To get to the 1 Gb/s speed in a single family home context we are talking high density surburbia or urban settings.  In that case, fiber is brought to the cross connect and then the drop cable remains copper.  This also means power is brought to that local box unless that crazy backpowering scheme is going to be attempted.  (What happens if you don't have a big take rate on the service?)

In a multi-dwelling context, it depends on size.  In smaller buildings, you could live with the DSLAM in the basement approach.  But in a larger building, you may have to go to at least a DSLAM per floor.

So, in these cases the savings is that last 100m or so of cabling.  The challenge is that you still have to do a lot of fiber construction to get to having those fiber fed mini-remotes.  On top of that, you have the powering issues to resolve.  I would also like to think about how good the splitters have to be to allow for POTS bypass and ensure the high data rates.

All of this has led me to the conclusion that the G.Fast Market is Smaller than the VDSL Market which was smaller than the ADSL market overall.  In the long term, fiber will be the vehicle.  The question is how much does someone save over what period of time to do G.Fast.

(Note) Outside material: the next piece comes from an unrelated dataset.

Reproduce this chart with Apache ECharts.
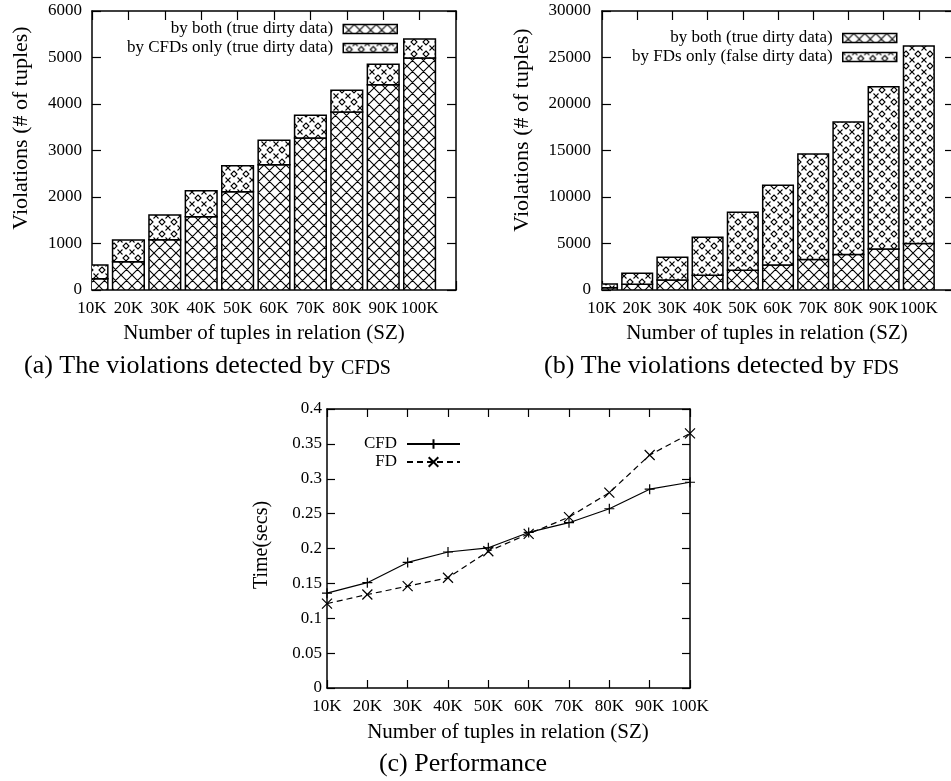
<!DOCTYPE html>
<html><head><meta charset="utf-8">
<script src="https://cdn.jsdelivr.net/npm/echarts@6/dist/echarts.min.js"></script>
<style>html,body{margin:0;padding:0;background:#fff}#c{width:951px;height:781px}</style>
</head><body><div id="c"></div>
<script>
// ---- data ----
const categories = ['10K','20K','30K','40K','50K','60K','70K','80K','90K','100K'];
const bothA    = [244, 609, 1082, 1577, 2115, 2695, 3269, 3828, 4416, 4989];
const cfdOnlyA = [294, 466, 531, 559, 559, 524, 487, 466, 437, 409];
const bothB    = [244, 609, 1082, 1577, 2115, 2695, 3269, 3828, 4416, 4989];
const fdOnlyB  = [410, 1180, 2430, 4090, 6240, 8560, 11360, 14240, 17450, 21250];
const cfdTime  = [0.136, 0.151, 0.180, 0.195, 0.201, 0.223, 0.237, 0.257, 0.285, 0.295];
const fdTime   = [0.121, 0.134, 0.146, 0.158, 0.196, 0.221, 0.245, 0.280, 0.334, 0.365];
const yTicksA = {min:0, max:6000, interval:1000};
const yTicksB = {min:0, max:30000, interval:5000};
const yTicksC = {min:0, max:0.4, interval:0.05};

const NAME_BOTH = 'by both (true dirty data)';
const NAME_CFD = 'by CFDs only (true dirty data)';
const NAME_FD = 'by FDs only (false dirty data)';

// ---- patterns ----
function makeTile(size, draw){
  const c = document.createElement('canvas'); c.width = size; c.height = size;
  const g = c.getContext('2d'); g.fillStyle = '#fff'; g.fillRect(0,0,size,size);
  g.strokeStyle = '#000'; g.lineWidth = 1.1; draw(g, size); return c;
}
const crossTile = makeTile(11, (g,s)=>{
  g.beginPath();
  for (const d of [-s,0,s]) { g.moveTo(d-1,-1); g.lineTo(d+s+1,s+1); g.moveTo(d+s+1,-1); g.lineTo(d-1,s+1); }
  g.stroke();
});
const dotTile = makeTile(12, (g,s)=>{
  g.beginPath();
  g.moveTo(6,3); g.lineTo(9,6); g.lineTo(6,9); g.lineTo(3,6); g.closePath();
  for (const [cx,cy] of [[0,0],[12,0],[0,12],[12,12]]) {
    g.moveTo(cx-2.5,cy-2.5); g.lineTo(cx+2.5,cy+2.5); g.moveTo(cx+2.5,cy-2.5); g.lineTo(cx-2.5,cy+2.5);
  }
  g.stroke();
});
const crossPat = {image: crossTile, repeat: 'repeat'};
const dotPat = {image: dotTile, repeat: 'repeat'};

const FONT = 'Liberation Serif';
const lbl = {color:'#000', fontFamily: FONT, fontSize: 17};
const axisLine = {show:true, onZero:false, lineStyle:{color:'#000', width:1.5}};
const tick = (len)=>({show:true, inside:true, length:len, lineStyle:{color:'#000', width:1.2}});

function barX(gi, pos) {
  return {type:'value', gridIndex:gi, position:pos, min:0, max:10, interval:1,
    axisLine, axisTick: tick(9), splitLine:{show:false},
    axisLabel: pos==='bottom' ? {...lbl, margin:10, showMinLabel:true, showMaxLabel:true, formatter:(v)=>categories[v]||''} : {show:false}};
}
function valY(gi, pos, t, len, margin) {
  return {type:'value', gridIndex:gi, position:pos, min:t.min, max:t.max, interval:t.interval,
    axisLine, axisTick: tick(len), splitLine:{show:false},
    axisLabel: pos==='left' ? {...lbl, margin:margin, showMinLabel:true, showMaxLabel:true, formatter:(v)=>String(+v.toFixed(4))} : {show:false}};
}
function catX(gi, pos) {
  return {type:'category', gridIndex:gi, position:pos, data:categories, boundaryGap:false,
    axisLine, axisTick:{...tick(8), alignWithLabel:true}, splitLine:{show:false},
    axisLabel: pos==='bottom' ? {...lbl, margin:10, interval:0} : {show:false}};
}

// stacked bars drawn through the axes' scales (custom series clipped to the plot area)
function bars(name, base, vals, xi, yi, pat) {
  return {type:'custom', name, xAxisIndex:xi, yAxisIndex:yi, clip:true,
    data: vals.map((v,i)=>{ const b = base ? base[i] : 0; return [i, b, b + v]; }),
    encode:{x:0, y:[1,2]},
    renderItem:(params, api)=>{
      const i = api.value(0);
      const p0 = api.coord([i - 0.435, api.value(1)]);
      const p1 = api.coord([i + 0.435, api.value(2)]);
      return {type:'rect', shape:{x:p0[0], y:p1[1], width:p1[0]-p0[0], height:p0[1]-p1[1]},
        style:{fill:pat, stroke:'#000', lineWidth:1.5}};
    }};
}
const plusPath = 'path://M5,0L5,10M0,5L10,5';
const crossPath = 'path://M0,0L10,10M10,0L0,10';
function line(name, data, sym, dash) {
  return {type:'line', name, data, xAxisIndex:4, yAxisIndex:4, symbol:sym, symbolSize:10,
    showSymbol:true, showAllSymbol:true, clip:false,
    lineStyle:{color:'#000', width:1.2, type: dash ? [6,4] : 'solid'},
    itemStyle:{color:'rgba(0,0,0,0)', borderColor:'#000', borderWidth:1.2}};
}
function leg(item, right, top, w, h) {
  return {data:[item], orient:'vertical', align:'right', right, top, itemWidth:w, itemHeight:h,
    padding:0, selectedMode:false, textStyle:{...lbl, padding:[0,5,0,0]}};
}
const barLeg = (name, pat)=>({name, icon:'rect', itemStyle:{color:pat, borderColor:'#000', borderWidth:1.5}});
function txt(text, x, y, size, opts) {
  return Object.assign({type:'text', x, y, style:{text, fontFamily:FONT, fontSize:size, fill:'#000', align:'center', verticalAlign:'middle'}}, opts||{});
}
function caption(text, x, y) {
  return {type:'text', x, y, style:{text, fontFamily:FONT, fontSize:26, fill:'#000', align:'left', verticalAlign:'middle',
    rich:{sc:{fontFamily:FONT, fontSize:20, fill:'#000', verticalAlign:'bottom'}}}};
}

const chart = echarts.init(document.getElementById('c'));
chart.setOption({
  animation:false,
  backgroundColor:'#fff',
  grid:[
    {left:92, right:495, top:11, bottom:491, outerBoundsMode:'none'},
    {left:602, right:-3, top:11, bottom:491, outerBoundsMode:'none'},
    {left:327, right:261, top:409, bottom:93, outerBoundsMode:'none'}
  ],
  xAxis:[barX(0,'bottom'), barX(0,'top'), barX(1,'bottom'), barX(1,'top'), catX(2,'bottom'), catX(2,'top')],
  yAxis:[valY(0,'left',yTicksA,9,10), valY(0,'right',yTicksA,9,10), valY(1,'left',yTicksB,9,11), valY(1,'right',yTicksB,9,11),
         valY(2,'left',yTicksC,8,5), valY(2,'right',yTicksC,8,5)],
  legend:[
    leg(barLeg(NAME_BOTH, crossPat), 553, 20.5, 54, 9),
    leg(barLeg(NAME_CFD, dotPat), 553, 39.5, 54, 9),
    leg(barLeg(NAME_BOTH, crossPat), 53.5, 29.5, 54, 9),
    leg(barLeg(NAME_FD, dotPat), 53.5, 48.5, 54, 9),
    leg('CFD', 490, 435.5, 53, 12),
    leg('FD', 490, 453.5, 53, 12)
  ],
  series:[
    bars(NAME_BOTH, null, bothA, 0, 0, crossPat),
    bars(NAME_CFD, bothA, cfdOnlyA, 0, 0, dotPat),
    bars(NAME_BOTH, null, bothB, 2, 2, crossPat),
    bars(NAME_FD, bothB, fdOnlyB, 2, 2, dotPat),
    line('CFD', cfdTime, plusPath, false),
    line('FD', fdTime, crossPath, true)
  ],
  graphic:[
    txt('Violations (# of tuples)', 21, 128, 22, {rotation:Math.PI/2}),
    txt('Number of tuples in relation (SZ)', 264, 333, 21),
    txt('Violations (# of tuples)', 522, 130, 22, {rotation:Math.PI/2}),
    txt('Number of tuples in relation (SZ)', 767, 333, 21),
    txt('Time(secs)', 262, 545, 20, {rotation:Math.PI/2}),
    txt('Number of tuples in relation (SZ)', 508, 732, 21),
    caption('(a) The violations detected by {sc|CFDS}', 24, 366),
    caption('(b) The violations detected by {sc|FDS}', 544, 366),
    txt('(c) Performance', 463, 764, 26)
  ]
});
</script></body></html>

davidhoffman5 2/17/2015 | 11:43:43 AM
G.Fast G.Fast sounds wonderful. The problem is that AT&T and other USofA legacy telephone companies failed to deliver the full capability of ADSL2+ to each potential subscriber. If the telephone companies had invested in the remote fiber connected DSLAMS that were needed to do so, all DSL customers would be getting 20Mbps download capability today. They are not getting that level of service. As far as VRADs and VDSL, that has an even smaller geographic footprint in the USA. Maybe some other countries will benefit from G.Fast, but I doubt the USA will.